'''

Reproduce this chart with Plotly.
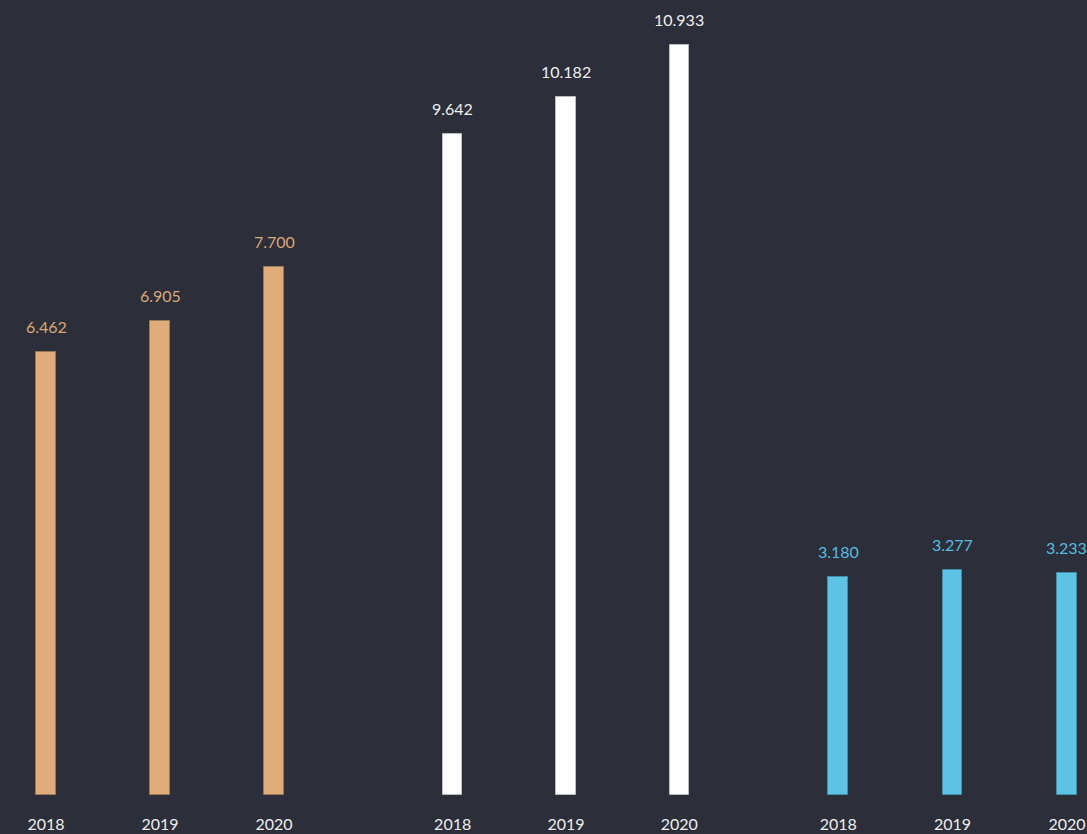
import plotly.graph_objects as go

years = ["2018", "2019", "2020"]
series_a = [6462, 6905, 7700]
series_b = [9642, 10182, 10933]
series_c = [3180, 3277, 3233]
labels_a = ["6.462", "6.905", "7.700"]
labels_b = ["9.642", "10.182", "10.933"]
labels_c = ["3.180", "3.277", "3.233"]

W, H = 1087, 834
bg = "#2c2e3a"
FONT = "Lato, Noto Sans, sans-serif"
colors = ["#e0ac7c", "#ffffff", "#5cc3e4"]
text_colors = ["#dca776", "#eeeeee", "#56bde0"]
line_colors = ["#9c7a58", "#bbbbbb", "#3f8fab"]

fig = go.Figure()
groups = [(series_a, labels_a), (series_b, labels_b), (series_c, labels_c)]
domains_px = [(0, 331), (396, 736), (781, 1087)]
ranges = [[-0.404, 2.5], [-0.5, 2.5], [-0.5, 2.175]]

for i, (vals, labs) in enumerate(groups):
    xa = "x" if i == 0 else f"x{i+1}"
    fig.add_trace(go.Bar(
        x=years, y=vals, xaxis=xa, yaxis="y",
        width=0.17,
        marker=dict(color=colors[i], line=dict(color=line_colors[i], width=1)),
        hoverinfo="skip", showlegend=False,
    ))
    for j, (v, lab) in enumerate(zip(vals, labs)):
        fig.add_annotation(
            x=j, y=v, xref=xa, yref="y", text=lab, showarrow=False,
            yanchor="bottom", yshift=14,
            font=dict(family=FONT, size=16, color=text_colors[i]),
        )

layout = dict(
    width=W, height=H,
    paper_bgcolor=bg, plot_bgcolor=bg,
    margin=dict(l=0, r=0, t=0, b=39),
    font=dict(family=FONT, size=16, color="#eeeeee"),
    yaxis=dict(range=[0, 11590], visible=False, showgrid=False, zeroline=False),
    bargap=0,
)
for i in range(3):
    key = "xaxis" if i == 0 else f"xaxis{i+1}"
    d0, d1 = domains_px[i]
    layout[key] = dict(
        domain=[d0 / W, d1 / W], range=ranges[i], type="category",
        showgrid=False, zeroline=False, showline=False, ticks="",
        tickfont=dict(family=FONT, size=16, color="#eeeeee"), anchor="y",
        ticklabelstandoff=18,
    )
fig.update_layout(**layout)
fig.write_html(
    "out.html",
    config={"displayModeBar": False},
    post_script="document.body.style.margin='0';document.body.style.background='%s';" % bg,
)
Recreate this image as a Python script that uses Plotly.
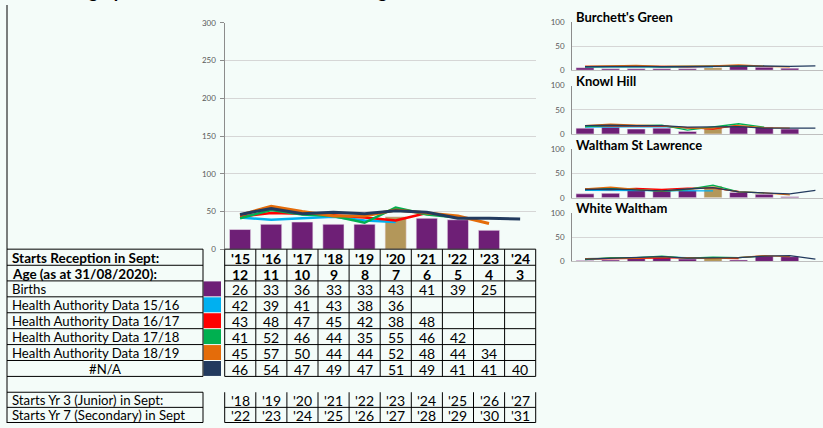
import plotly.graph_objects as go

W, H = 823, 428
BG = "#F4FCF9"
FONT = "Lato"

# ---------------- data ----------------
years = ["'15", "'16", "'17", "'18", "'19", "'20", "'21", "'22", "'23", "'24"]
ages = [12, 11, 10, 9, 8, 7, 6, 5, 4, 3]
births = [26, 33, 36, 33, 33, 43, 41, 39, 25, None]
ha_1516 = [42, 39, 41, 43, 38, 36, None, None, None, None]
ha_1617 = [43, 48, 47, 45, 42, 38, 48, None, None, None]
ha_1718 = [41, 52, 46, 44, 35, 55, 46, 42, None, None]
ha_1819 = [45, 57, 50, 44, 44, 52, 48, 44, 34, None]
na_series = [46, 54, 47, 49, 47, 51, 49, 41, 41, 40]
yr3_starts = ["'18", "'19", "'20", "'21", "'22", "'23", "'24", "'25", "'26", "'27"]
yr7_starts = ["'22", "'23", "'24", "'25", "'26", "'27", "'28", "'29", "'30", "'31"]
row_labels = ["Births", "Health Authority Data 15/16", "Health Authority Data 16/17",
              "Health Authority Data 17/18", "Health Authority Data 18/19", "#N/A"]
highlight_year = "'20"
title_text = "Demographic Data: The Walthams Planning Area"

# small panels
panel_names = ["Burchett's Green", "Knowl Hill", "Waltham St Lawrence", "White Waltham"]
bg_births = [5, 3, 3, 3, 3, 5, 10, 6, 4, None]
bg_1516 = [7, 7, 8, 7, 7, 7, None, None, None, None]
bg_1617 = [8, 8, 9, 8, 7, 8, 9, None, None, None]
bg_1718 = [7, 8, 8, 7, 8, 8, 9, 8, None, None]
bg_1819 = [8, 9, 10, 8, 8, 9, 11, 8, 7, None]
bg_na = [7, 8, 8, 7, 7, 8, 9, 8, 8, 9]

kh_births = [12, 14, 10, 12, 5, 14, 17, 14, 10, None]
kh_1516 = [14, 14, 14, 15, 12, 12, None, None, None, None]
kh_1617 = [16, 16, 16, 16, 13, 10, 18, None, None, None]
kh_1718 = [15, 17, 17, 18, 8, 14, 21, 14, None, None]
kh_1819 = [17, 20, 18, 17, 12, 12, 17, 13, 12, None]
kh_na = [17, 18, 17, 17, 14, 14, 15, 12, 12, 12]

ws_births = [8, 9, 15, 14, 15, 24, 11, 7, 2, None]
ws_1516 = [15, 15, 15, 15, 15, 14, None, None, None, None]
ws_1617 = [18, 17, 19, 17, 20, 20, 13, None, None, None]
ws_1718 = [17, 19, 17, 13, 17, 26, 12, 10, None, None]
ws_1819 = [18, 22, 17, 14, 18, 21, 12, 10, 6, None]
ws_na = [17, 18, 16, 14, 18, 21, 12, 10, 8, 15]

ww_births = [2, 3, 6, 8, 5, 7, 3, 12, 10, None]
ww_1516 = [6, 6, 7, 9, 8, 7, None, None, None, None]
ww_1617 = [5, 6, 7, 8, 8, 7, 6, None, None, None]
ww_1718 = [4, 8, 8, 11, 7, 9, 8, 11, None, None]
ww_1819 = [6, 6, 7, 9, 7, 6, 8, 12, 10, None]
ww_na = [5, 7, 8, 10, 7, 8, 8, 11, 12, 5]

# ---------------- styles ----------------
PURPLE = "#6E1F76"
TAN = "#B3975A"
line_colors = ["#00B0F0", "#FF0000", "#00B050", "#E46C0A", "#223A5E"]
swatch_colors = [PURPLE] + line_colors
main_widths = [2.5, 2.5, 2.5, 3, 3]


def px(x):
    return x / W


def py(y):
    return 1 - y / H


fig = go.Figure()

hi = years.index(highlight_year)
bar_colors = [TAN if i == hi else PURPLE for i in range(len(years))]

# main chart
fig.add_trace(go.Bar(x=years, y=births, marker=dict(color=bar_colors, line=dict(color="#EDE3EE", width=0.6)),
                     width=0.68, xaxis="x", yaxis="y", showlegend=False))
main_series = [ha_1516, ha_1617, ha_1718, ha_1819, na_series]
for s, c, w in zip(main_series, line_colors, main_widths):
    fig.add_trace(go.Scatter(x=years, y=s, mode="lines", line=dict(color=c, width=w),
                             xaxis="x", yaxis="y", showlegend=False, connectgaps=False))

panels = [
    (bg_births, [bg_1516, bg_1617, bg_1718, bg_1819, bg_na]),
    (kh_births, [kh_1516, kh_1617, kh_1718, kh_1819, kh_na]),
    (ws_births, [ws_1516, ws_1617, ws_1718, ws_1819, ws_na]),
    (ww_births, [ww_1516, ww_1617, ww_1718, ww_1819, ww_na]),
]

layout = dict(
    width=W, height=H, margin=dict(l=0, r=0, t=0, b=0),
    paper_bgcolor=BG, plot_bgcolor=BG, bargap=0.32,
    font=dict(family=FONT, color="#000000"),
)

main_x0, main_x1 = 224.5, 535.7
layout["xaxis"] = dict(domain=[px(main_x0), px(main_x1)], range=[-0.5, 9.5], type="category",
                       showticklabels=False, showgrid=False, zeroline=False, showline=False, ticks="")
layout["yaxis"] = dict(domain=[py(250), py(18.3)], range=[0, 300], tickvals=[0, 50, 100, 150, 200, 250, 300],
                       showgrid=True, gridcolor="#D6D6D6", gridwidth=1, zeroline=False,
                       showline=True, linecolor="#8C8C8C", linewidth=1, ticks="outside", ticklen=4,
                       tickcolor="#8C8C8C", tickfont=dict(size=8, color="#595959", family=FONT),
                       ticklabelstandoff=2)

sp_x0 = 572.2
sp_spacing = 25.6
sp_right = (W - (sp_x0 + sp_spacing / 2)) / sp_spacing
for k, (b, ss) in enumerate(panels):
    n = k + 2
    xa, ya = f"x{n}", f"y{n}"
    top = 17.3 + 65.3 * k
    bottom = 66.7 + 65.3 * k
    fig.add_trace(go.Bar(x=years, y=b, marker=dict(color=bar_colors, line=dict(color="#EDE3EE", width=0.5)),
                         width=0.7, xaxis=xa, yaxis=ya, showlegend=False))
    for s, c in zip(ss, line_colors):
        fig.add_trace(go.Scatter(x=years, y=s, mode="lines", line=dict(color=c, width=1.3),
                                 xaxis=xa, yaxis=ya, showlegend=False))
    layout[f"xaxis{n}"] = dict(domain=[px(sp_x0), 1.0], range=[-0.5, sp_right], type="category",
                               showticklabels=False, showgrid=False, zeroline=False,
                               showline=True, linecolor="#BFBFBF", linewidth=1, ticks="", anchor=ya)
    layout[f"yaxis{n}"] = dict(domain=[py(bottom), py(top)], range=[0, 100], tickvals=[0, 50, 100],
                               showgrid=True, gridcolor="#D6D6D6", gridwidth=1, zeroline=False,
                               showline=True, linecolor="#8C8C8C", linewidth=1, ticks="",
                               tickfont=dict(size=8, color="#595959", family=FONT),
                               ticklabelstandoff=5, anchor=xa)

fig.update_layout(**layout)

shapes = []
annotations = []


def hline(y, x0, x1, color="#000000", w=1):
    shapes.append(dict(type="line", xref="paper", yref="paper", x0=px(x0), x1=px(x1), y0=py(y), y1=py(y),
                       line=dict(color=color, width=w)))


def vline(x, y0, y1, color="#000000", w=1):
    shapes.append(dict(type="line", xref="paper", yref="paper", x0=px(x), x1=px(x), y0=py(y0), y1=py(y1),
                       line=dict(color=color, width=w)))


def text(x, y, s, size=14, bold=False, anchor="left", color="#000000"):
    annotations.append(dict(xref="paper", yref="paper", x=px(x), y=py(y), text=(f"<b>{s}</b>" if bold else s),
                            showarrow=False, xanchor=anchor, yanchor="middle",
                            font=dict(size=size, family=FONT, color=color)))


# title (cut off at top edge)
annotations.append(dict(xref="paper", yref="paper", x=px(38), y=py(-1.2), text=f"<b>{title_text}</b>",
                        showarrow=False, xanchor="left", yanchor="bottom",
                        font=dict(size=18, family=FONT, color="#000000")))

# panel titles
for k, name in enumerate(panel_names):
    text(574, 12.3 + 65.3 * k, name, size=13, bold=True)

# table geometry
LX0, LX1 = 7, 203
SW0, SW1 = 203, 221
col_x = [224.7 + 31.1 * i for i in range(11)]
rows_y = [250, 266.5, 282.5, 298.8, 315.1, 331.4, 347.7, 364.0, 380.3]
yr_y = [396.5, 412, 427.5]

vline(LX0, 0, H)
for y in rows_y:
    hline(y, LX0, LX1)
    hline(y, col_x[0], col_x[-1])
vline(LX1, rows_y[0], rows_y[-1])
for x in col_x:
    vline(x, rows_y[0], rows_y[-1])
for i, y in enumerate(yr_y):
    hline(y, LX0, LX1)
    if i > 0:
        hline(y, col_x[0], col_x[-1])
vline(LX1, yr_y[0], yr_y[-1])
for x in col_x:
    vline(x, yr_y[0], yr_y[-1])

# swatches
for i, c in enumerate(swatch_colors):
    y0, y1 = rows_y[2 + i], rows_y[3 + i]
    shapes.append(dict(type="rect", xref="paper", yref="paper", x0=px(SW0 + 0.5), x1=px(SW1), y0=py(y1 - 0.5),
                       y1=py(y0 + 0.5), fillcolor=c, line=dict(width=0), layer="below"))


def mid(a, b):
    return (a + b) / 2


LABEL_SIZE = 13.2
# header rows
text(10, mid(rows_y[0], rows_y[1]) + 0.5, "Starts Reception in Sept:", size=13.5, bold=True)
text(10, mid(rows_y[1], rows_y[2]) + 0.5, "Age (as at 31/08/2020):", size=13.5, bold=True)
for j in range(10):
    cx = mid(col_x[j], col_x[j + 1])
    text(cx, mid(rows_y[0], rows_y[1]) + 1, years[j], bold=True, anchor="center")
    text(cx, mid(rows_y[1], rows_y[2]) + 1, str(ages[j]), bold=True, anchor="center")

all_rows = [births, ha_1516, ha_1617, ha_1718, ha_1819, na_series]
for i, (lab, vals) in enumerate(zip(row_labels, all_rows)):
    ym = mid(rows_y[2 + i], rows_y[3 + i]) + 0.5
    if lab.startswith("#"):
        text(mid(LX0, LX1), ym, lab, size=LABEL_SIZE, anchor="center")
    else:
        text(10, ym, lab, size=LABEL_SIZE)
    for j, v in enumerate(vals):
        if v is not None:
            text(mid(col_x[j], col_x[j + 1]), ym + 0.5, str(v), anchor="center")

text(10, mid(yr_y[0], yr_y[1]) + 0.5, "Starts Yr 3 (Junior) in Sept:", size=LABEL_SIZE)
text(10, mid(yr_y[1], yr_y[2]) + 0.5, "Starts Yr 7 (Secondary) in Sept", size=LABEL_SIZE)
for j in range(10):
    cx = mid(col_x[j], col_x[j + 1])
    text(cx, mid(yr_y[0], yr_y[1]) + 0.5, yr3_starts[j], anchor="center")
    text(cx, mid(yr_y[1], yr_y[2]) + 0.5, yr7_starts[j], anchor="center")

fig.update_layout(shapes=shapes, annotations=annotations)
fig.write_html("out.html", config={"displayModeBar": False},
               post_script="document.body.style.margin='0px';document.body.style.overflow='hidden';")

'''

• **The task**
Tell how many lines in the records above contain "chart", giving the number and no other words.

• **Answer to this exercise**
2